Tuesday, February 20, 2007

Dallas County Jails Settle Lawsuit

Via Unfair Park, we learn that the Dallas County Commissioners Court has settled an inmate lawsuit that touched off a U.S. Dept. of Justice investigation of the Dallas County Jails:
Voting unanimously, the commissioners agreed to pay the families of three county inmates $950,000, an extraordinary sum for this type of litigation. Typically, convicted criminals don’t make the most sympathetic victims. But this case was the exception. In 2004, Mims suffered severe renal failure nearly two weeks after jailors left Mims without water for more than 10 days, as punishment for flooding his cell. A subsequent internal affairs investigation concluded that Mims had slipped “through the cracks.” The jail’s medical provider at the time, the University of Texas Medical Branch in Galveston (UTMB), was also to blame.

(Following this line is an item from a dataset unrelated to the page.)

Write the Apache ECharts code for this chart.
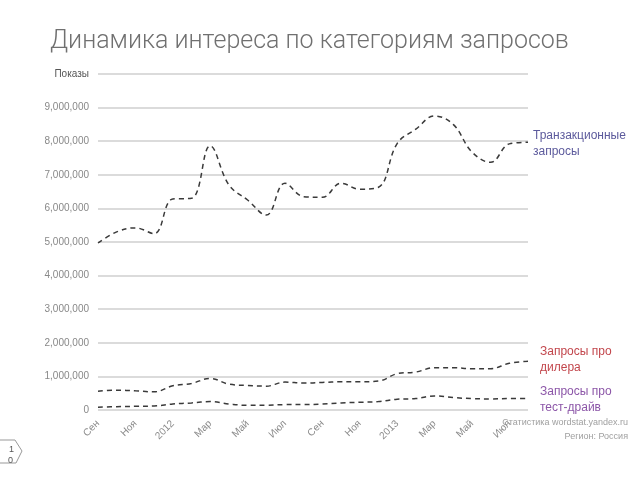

Although Mims had been found to be mentally incompetent to stand trial over a period of 25 years, having been transferred between Terrell State Hospital and the county jail during that time, UTMB’s psychiatric staff failed to follow through on three separate referrals from medical personnel to evaluate him. They also failed to provide his prescribed medication. But because of a loophole in its contract with the county, UTMB was not liable for fatal errors.
That's just one example. Here are some others that we've profiled. But as the folks at the Observer point out, things aren't getting much better:
Although Sheriff Jim Bowles ran the jail when Mims and the other inmates were incarcerated, there’s little evidence that things have improved under his replacement Lupe Valdez. A recent U.S. Department of Justice report excoriated both the medical care and the management of the jail, while the Texas Commission of Jail Standards has flunked the facility ever year Valdez has been in office.

“Things have improved, but it’s marginal — they still have a long way to go,” says attorney David Finn, who, along with Fort Worth lawyers Mark Haney and Jeff Kobs, represented Mims. “If they don’t clean up their act quickly, there is a very good chance the DOJ will sue Dallas County and place that jail under federal oversight for five to 10 years.”
The sooner, the better.

1 comment:

Nat-Wu said...

That jail is an embarrassment to justice everywhere. Some may say that the complaints of criminals merit little attention. This would be the idea that it doesn't matter how we treat those we have power over. I assert the opposite: the only thing that is a true judge of our character as a society and the worth of our system of justice is how it treats those it does have power over.